Whereas I'm planning to have my students put these in chronological order (Please do not enquire how this is teaching them English. It is a long story.) for you, as a favour, I will present them classified (Give and take!) :

Thursday, July 5, 2012

Higgs boson

Sounds astounding! I just wish I could take at least some of it in.

Carnage - R. Polanski (2011)

Polanski has a pronounced fondness for, and excels in, what in French is known as a 'huis clos', i.e. a drama set in restricted space, filled up by ACTING.
'Carnage' is all drama performance, the staging seemingly invisible (which obviously is not to say its not there; quite the contrary).

Limiting the film to atypical 1h15 was an astute decision; the decidedly Bergmanian quality of this face to face with its subsequent fall of masks actually makes it fairly tiresome!

PS, though!
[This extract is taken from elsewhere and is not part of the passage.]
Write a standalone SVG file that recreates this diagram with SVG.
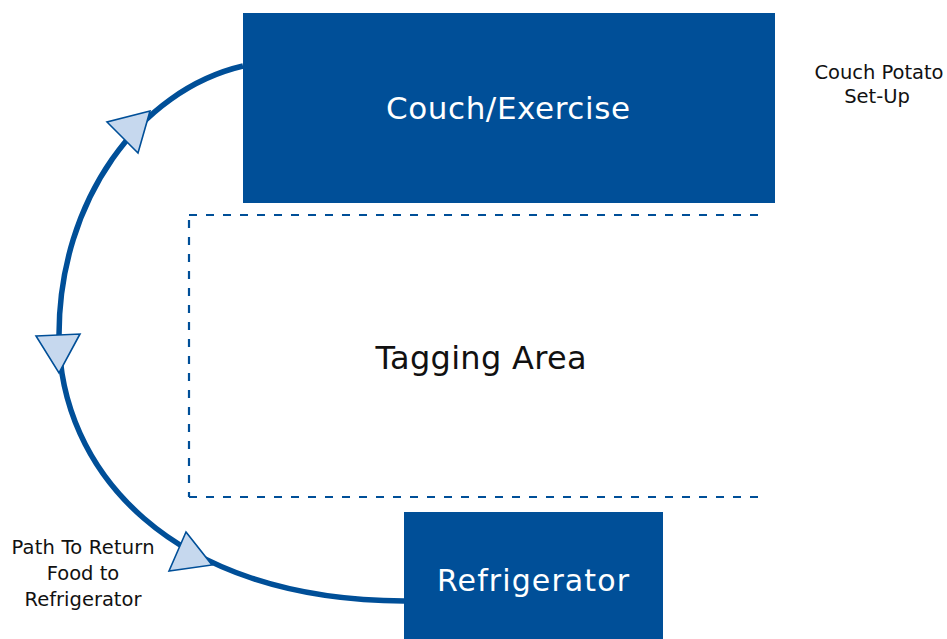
<svg xmlns="http://www.w3.org/2000/svg" width="947" height="639" viewBox="0 0 947 639">
<style>
.box{fill:#004f98}
.lbl{font-family:"DejaVu Sans","Liberation Sans",sans-serif;text-anchor:middle}
.w{fill:#ffffff}
.k{fill:#111111}
.flow{fill:none;stroke:#004f98;stroke-width:5.5}
.arr{fill:#c6d8ee;stroke:#004f98;stroke-width:1.6;stroke-linejoin:miter}
.dash{fill:none;stroke:#004f98;stroke-width:2.2;stroke-dasharray:8 9}
</style>
<rect width="947" height="639" fill="#ffffff"/>
<g id="tagging-area">
<path class="dash" d="M189,215 H763"/>
<path class="dash" d="M189,220 V497"/>
<path class="dash" d="M189,497 H763"/>
<text class="lbl k" x="481" y="369" font-size="32" textLength="211">Tagging Area</text>
</g>
<g id="connectors">
<path class="flow" d="M243,66 C140,90 59,200 59,335 C59,470 170,600 404,601"/>
<polygon class="arr" points="150,111 107,122 138,153"/>
<polygon class="arr" points="36,336 80,334 59,373"/>
<polygon class="arr" points="186,532 212,565 169,571"/>
</g>
<g id="couch">
<rect class="box" x="243" y="13" width="532" height="190"/>
<text class="lbl w" x="508" y="119" font-size="31" textLength="244">Couch/Exercise</text>
</g>
<g id="refrigerator">
<rect class="box" x="404" y="512" width="259" height="127"/>
<text class="lbl w" x="533" y="591" font-size="30" textLength="192">Refrigerator</text>
</g>
<g id="couch-potato-label">
<text class="lbl k" x="879" y="79" font-size="19.5" textLength="129">Couch Potato</text>
<text class="lbl k" x="877" y="103" font-size="19.5">Set-Up</text>
</g>
<g id="path-label">
<text class="lbl k" x="83" y="554" font-size="19.5" textLength="143">Path To Return</text>
<text class="lbl k" x="83" y="580" font-size="19.5">Food to</text>
<text class="lbl k" x="83" y="606" font-size="19.5">Refrigerator</text>
</g>
</svg>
A story that begins with a departure! What a stroke of genius!

Wednesday, July 4, 2012

Louis XIV Le Règne Eblouissant

French history is just not my field, which may - or may not - explain why I wasn't aware - or, conceivably, had forgotten - that Louisiana was named in honor of Louis XIV in 1682.

But there it is.
Henceforth no excuses.

Tuesday, July 3, 2012

The Legend of Sleepy Hollow - T. Burton (1999)

I had all but forgotten this film - notably absent, as far as I remember, from MOMA's Tim Burton exhibition currently at the Cinémathèque de Paris, which I recommend if you haven't seen it - but it was of course delectable like most Burton / Depp alliances.

New England has never looked more entrancing, Depp as alluring as always. A carnival of staggering special effects.
Whatever happened to Ricci's career, though?..

Finally, kudos to Tim Burton (or the studio?) for not having entitled it 'Washington Irving's The Legend of Sleepy Hollow'. That would have been downright fraudulous...

Monday, July 2, 2012

Skip the Use

This morning, I heard them on the radio, so I am now hurriedly posting this so as to confirm my position as a trendsetter. (Will you please stop laughing?!!)

'Skip the Use' is a band from the north of France with a distinctly un-French sound : Bass and drums are conspicuously present, and not just vaguely perceptible as is the case with most musique française.

Despite half-hearted attempts I have not been able to locate the geographical ancestry of the singer (even Google has its limits, apparently), but his British accent - for yes! Lyrics are in English! I told you they didn't sound French! - is very uplifting to the elderly English teacher I am.

No attempt to describe the music will be made here (not by me, anyway) in order to prod interested readers to YouTube them pronto!


Sunday, July 1, 2012

Percy Jackson - C. Columbus (2010)

By all reason, this ought to be right up my alley; Harry Potter-ish young adult-literature adaptation with profuse historical / mythological references.
As a rule, Chris Columbus knows his job.

And yet, and yet... a letdown, even though I can't compare it with the books (having not read them...).